Perceiving inherent conflicts of interest in big brokerages' revenue models, a former Minneapolis broker started his own investment advisory firm this year and has gathered $100 million of assets while promising to take no compensation from fund companies.
David Bromelkamp, a 17-year veteran of RBC Dain Rauscher, the brokerage arm of Royal Bank of Canada, said he launched Touchstone Investment Consultants about three months ago because stricter Securities and Exchange Commission guidelines were making it increasingly difficult to be an investment adviser in a large financial institution.
"Issues are starting to rise up that are making it more difficult for someone that provides investment consulting services to act freely and in the best interest of clients," he said.
Mr. Bromelkamp said large firms that accept compensation from anyone other than clients are automatically conflicted. To avoid this, Touchstone has divorced itself from brokerage and only accepts compensation from advisory clients.
"We are not accepting money from mutual fund companies, money managers, or custodians," he said. "Revenue is just from the investment consulting we provide our clients."
Jennifer Ellison, a spokeswoman at RBC Dain Rauscher, said company policy requires it to accept compensation from fund companies only for education it provides about their products. "Dain does not have proprietary products," she said. "We always put the best interest of clients at the center of everything that we do."
Touchstone's approach took hold in its first 100 days as it accumulated 48 clients and $100 million of assets under management.
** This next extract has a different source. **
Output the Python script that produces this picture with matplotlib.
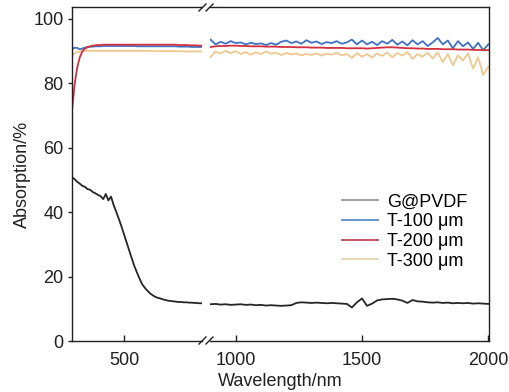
import matplotlib
matplotlib.use("Agg")
import matplotlib.pyplot as plt
from matplotlib.lines import Line2D

plt.rcParams['font.family'] = ['Liberation Sans', 'DejaVu Sans']
plt.rcParams['font.size'] = 13

# Data
left_wl = list(range(300, 801, 10))
right_wl = list(range(900, 2001, 20))

g_left = [50.8, 50.2, 49.4, 48.8, 48.1, 47.8, 47.1, 46.9, 46.2, 45.8, 45.3,
          44.9, 44.0, 45.6, 43.6, 44.8, 42.2, 40.1, 37.9, 35.6, 33.1,
          30.6, 28.1, 25.6, 23.2, 21.2, 19.3, 17.6, 16.5, 15.6, 14.8,
          14.2, 13.7, 13.4, 13.2, 12.9, 12.7, 12.5, 12.4, 12.3, 12.2,
          12.1, 12.1, 12.0, 12.0, 11.9, 11.9, 11.8, 11.8, 11.7, 11.7]
t100_left = [90.4, 91.0, 90.9, 90.5, 90.7, 91.0, 91.2, 91.3, 91.3, 91.4, 91.4,
             91.4, 91.5, 91.5, 91.5, 91.5, 91.5, 91.5, 91.5, 91.5, 91.5,
             91.5, 91.5, 91.5, 91.5, 91.4, 91.4, 91.4, 91.4, 91.4, 91.4,
             91.4, 91.4, 91.4, 91.4, 91.4, 91.4, 91.4, 91.4, 91.4, 91.4,
             91.3, 91.3, 91.3, 91.3, 91.3, 91.2, 91.2, 91.2, 91.2, 91.2]
t200_left = [71.5, 79.5, 84.8, 88.0, 89.8, 90.7, 91.1, 91.4, 91.6, 91.7, 91.8,
             91.8, 91.9, 91.9, 91.9, 91.9, 91.9, 91.9, 91.9, 91.9, 91.9,
             91.9, 91.9, 91.9, 91.9, 91.9, 91.9, 91.9, 91.9, 91.9, 91.9,
             91.9, 91.9, 91.9, 91.9, 91.9, 91.9, 91.9, 91.9, 91.9, 91.9,
             91.8, 91.8, 91.8, 91.8, 91.7, 91.7, 91.7, 91.7, 91.6, 91.6]
t300_left = [88.6, 89.2, 89.6, 89.8, 89.9, 90.0, 90.0, 90.0, 90.0, 90.0, 90.0,
             90.0, 90.0, 90.0, 90.0, 90.0, 90.0, 90.0, 90.0, 90.0, 90.0,
             90.0, 90.0, 90.0, 90.0, 90.0, 90.0, 90.0, 90.0, 90.0, 89.9,
             89.9, 89.9, 89.9, 89.9, 89.9, 89.9, 89.9, 89.9, 89.9, 89.9,
             89.9, 89.9, 89.8, 89.8, 89.8, 89.8, 89.8, 89.8, 89.8, 89.8]

g_right = [11.4, 11.5, 11.3, 11.4, 11.2, 11.3, 11.4, 11.2, 11.3, 11.1,
           11.2, 11.0, 11.1, 11.0, 10.9, 11.0, 11.1, 11.8, 12.0, 11.9,
           11.8, 11.9, 11.8, 11.7, 11.8, 11.7, 11.6, 11.5, 10.4, 12.0,
           13.2, 10.9, 11.6, 12.6, 12.9, 13.0, 13.1, 12.9, 12.5, 11.8,
           12.7, 12.3, 12.2, 12.0, 11.9, 12.0, 11.8, 11.9, 11.7, 11.8,
           11.7, 11.8, 11.6, 11.7, 11.6, 11.5]
t100_right = [93.5, 92.0, 92.8, 92.2, 93.0, 92.4, 92.6, 92.0, 92.5, 92.1,
              92.3, 91.8, 92.4, 91.9, 92.8, 93.2, 92.4, 92.9, 92.2, 93.3,
              92.5, 92.9, 92.1, 92.7, 92.4, 93.0, 92.2, 92.6, 93.5, 92.0,
              93.2, 92.0, 92.8, 91.8, 93.0, 92.2, 93.4, 91.9, 92.9, 91.7,
              93.3, 92.0, 93.0, 91.5, 92.6, 94.0, 92.0, 93.2, 90.8, 93.0,
              91.4, 92.6, 90.6, 92.5, 90.2, 92.0]
t200_right = [91.2, 91.4, 91.5, 91.5, 91.6, 91.6, 91.5, 91.5, 91.4, 91.4,
              91.4, 91.3, 91.3, 91.3, 91.2, 91.2, 91.2, 91.1, 91.1, 91.1,
              91.0, 91.0, 91.0, 90.9, 90.9, 90.9, 90.9, 90.8, 90.8, 90.8,
              90.8, 90.7, 90.8, 90.9, 91.0, 91.1, 91.1, 91.0, 90.9, 90.8,
              90.8, 90.7, 90.7, 90.6, 90.6, 90.6, 90.5, 90.5, 90.5, 90.4,
              90.4, 90.4, 90.3, 90.3, 90.2, 90.2]
t300_right = [88.0, 89.8, 89.2, 90.0, 89.3, 89.9, 89.0, 89.6, 88.8, 89.5,
              89.0, 89.8, 89.1, 89.4, 88.7, 89.3, 88.9, 89.2, 88.6, 89.0,
              88.7, 89.2, 88.5, 89.1, 88.8, 89.4, 88.6, 89.0, 87.8, 89.3,
              88.2, 89.0, 87.9, 89.2, 88.4, 89.5, 88.0, 89.3, 88.5, 89.6,
              87.5, 89.0, 88.2, 89.4, 87.6, 89.5, 86.5, 89.0, 85.5, 88.6,
              87.0, 89.2, 84.5, 88.0, 82.5, 85.0]

labels = ["G@PVDF", "T-100 μm", "T-200 μm", "T-300 μm"]
colors = ["#262626", "#3f72c2", "#d32f3e", "#eec88e"]
legend_colors = ["#9a9a9a", "#5a8cc8", "#c0485a", "#e6d4b0"]
ink = "#231f20"

W, H = 510, 392
fig = plt.figure(figsize=(W / 100, H / 100), dpi=100)

def fx(px):
    return px / W

def fy(py):
    return 1 - py / H

ax1 = fig.add_axes([fx(72), fy(341), fx(202 - 72), (341 - 7.3) / H])
ax2 = fig.add_axes([fx(210), fy(341), fx(489 - 210), (341 - 7.3) / H])

lw = 1.3
ax1.plot(left_wl, t100_left, color=colors[1], lw=lw)
ax1.plot(left_wl, t300_left, color=colors[3], lw=lw)
ax1.plot(left_wl, t200_left, color=colors[2], lw=lw)
ax1.plot(left_wl, g_left, color=colors[0], lw=lw)

ax2.plot(right_wl, t300_right, color=colors[3], lw=lw)
ax2.plot(right_wl, t100_right, color=colors[1], lw=lw)
ax2.plot(right_wl, t200_right, color=colors[2], lw=lw)
ax2.plot(right_wl, g_right, color=colors[0], lw=lw)

ax1.set_xlim(300, 800)
ax2.set_xlim(898, 2003)
for ax in (ax1, ax2):
    ax.set_ylim(0, 103.5)
    for s in ax.spines.values():
        s.set_color(ink)
        s.set_linewidth(1.0)
    ax.tick_params(axis='x', direction='in', length=4.5, width=1.0,
                   colors=ink, labelsize=13, pad=8)

ax1.spines['right'].set_visible(False)
ax2.spines['left'].set_visible(False)
ax1.set_xticks([500])
ax2.set_xticks([1000, 1500, 2000])
ax1.set_yticks([0, 20, 40, 60, 80, 100])
ax1.tick_params(axis='y', direction='out', length=3, width=1.0,
                colors=ink, labelsize=13, pad=3)
ax2.set_yticks([])
ax1.set_ylabel("Absorption/%", color=ink, fontsize=13, labelpad=2)

fig.text(fx(280.5), fy(381), "Wavelength/nm", ha='center', va='center',
         color=ink, fontsize=13)

# break marks
for y0 in (11, 344):
    for x0 in (199, 206):
        fig.add_artist(Line2D([fx(x0), fx(x0 + 7)], [fy(y0), fy(y0 - 7)],
                              color=ink, lw=1.0))

handles = [Line2D([], [], color=c, lw=1.3) for c in legend_colors]
fig.legend(handles, labels, loc='center left',
           bbox_to_anchor=(fx(341.7), fy(231.7)), frameon=False,
           fontsize=13, handlelength=2.0, handletextpad=0.5,
           labelspacing=0.15, borderpad=0, borderaxespad=0)

fig.savefig("out.png", dpi=100)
Mr. Bromelkamp said he expects to have $200 million by yearend and $1 billion within five years.
Peter Delano, an analyst at TowerGroup, said banks and other large financial companies are working hard to comply with regulations requiring that investment advice be objective. Solid compliance activities instill confidence in investors, he said, and enable big companies to stem client defections.
"Whatever a company can do in terms of an audit to show that they have strong internal control is helping larger asset managers maintain customers," he said.
Citigroup Inc., partly to avert conflicts within its big brokerage operation, went so far this year as to sell its proprietary investment products division to Legg Mason.
Mr. Bromelkamp said large financial companies cannot change the fact that most straddle the fence between brokerage and advisory services. Touchstone - whose founders are Mr. Bromelkamp; Jeremy Graff, a certified financial planner who has worked with Mr. Bromelkamp for eight years; and David Gutzke, who was a director and senior portfolio manager at Windsor Financial Group - decided to avoid conflicts by not offering brokerage services.
Touchstone wanted to establish itself as a firm that advises high-net-worth investors and institutions without any conflicts, Mr. Bromelkamp said. "We had an advantage," he said. "We had a clean slate to design a firm that would provide independent investment advice."
A report from Spectrem Group, a Chicago research firm, said 38% of ultra-high-net-worth investors are using independent advisers and that half of these people say they do so in order to get objective advice.
"Wealthy investors understand the difference between brokers and advisers," Mr. Bromelkamp said. "They like the fiduciary relationship with an adviser, and they want someone like that on their side."
Touchstone has "kept it simple," he said, by working exclusively with clients and only charging fees for advice.
Touchstone started its business with a team of eight experts, including the three founder-consultants. Mr. Bromelkamp said he thinks each consultant can handle a maximum of 40 clients and he expects to hire more consultants within two years as the firm grows.